Ex (trying to make me jealous): I’m going to a party, everyone’s drinking, laughing, and having fun!
Me: that’ll all stop once you show up
“Pardon me. Might I murder you with my musket? Yes? Excellent news, kind sir!” – The Very Civil War
Someone called me an attention seeking whore today. I think.
I had trouble hearing as I was waving my thong in the air during rush hour.
Missing area man described as boringly conventional, was easily found by multiplying height x width.
the CDC reading all the CDC tweets tomorrow
HER: I’m ending this
ME: why?
HER: you’re way too literal
ME: I promise I can change
HER: prove it
ME: *puts on a different shirt*
Scientists have yet to pinpoint why the universe sends a loud car, barking dog or gale force winds past your house just as your kid is about to drift off to sleep.
If God had wanted us to drink in moderation he wouldn’t have put wine in barrels. #inspiration
God: Don’t eat that Apple. You can smoke this plant I made instead
[20 min later]
Adam: Sooo hungry
Eve: Me too
Adam: That apple looks good
Pro Tip: If you’re searching for Moana You Tube video clips for your kids, DO NOT forget the ‘a’ on the end.

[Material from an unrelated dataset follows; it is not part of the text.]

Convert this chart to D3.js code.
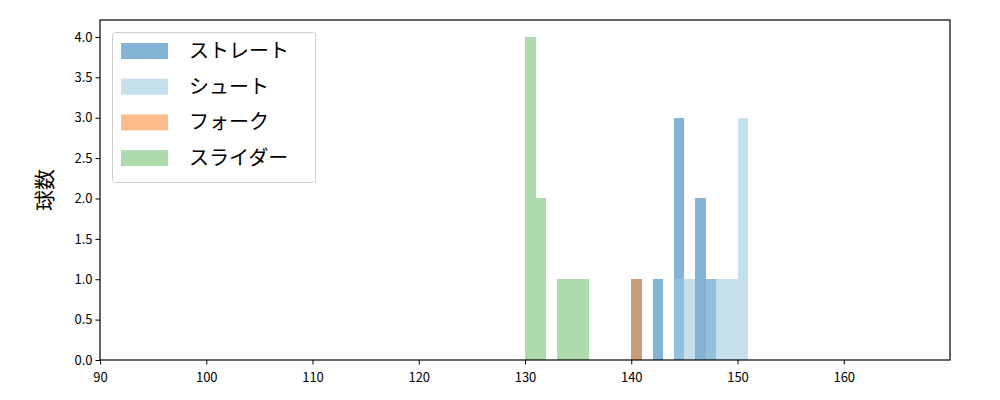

REALTOR: This community has a great neighborhood watch
WIFE: [sees me suddenly excited] Don’t you dare
ME: WHO DECIDES WHO GETS TO WEAR IT
Irony walks into a bar the same time as a Coincidence. The bartender asks what they want? “Not to be confused with each other.”
My cat knocked my phone into the toilet so now I have to shop for a new cat.
ikea instructions make no sense, why would they only give me one allen wrench to cook all these meatballs
“play stupid games, win stupid prizes” bold of you to assume i am winning the stupid games
[wakes up from coma I went into in 1908] so how many more World Series titles have the Cubs won?
If a woman asks if you “notice anything new” tell her “I do, your beauty surprises me every day.” Then continue thinking about velociraptors
Before you tell a woman her makeup is askew, be sure she’s actually wearing makeup.
Good luck to all of the parents whose kids will be eating their Easter candy and won’t be going to bed until Tuesday night.
I’m not mad at Bezos for going into space. I’m mad at him for coming back.
Kids, you can grow up and be
whoever you want …….. it’s called
identity theft.
There’s no “k” in team either. This is fun. What other letters aren’t in team?
There is a lady who just asked me if Arsenal is a series! I asked her why?She told me that all Arsenal fans usually wait for the next season
QUESTION: What were the very first straws made of? ANSWER: Straw.
Anesthesiologists are doctors who don’t like having to talk to people.
Hello 911.
“He’s back what do I do?”
Brent?
“Yes”
It’s the just the mailman remember
“Ok, sorry.”
Bye
“Wait, he put something in my mailbo
“It all started when my mom met my dad…”
I’m no sadist. Some of my best friends are sad.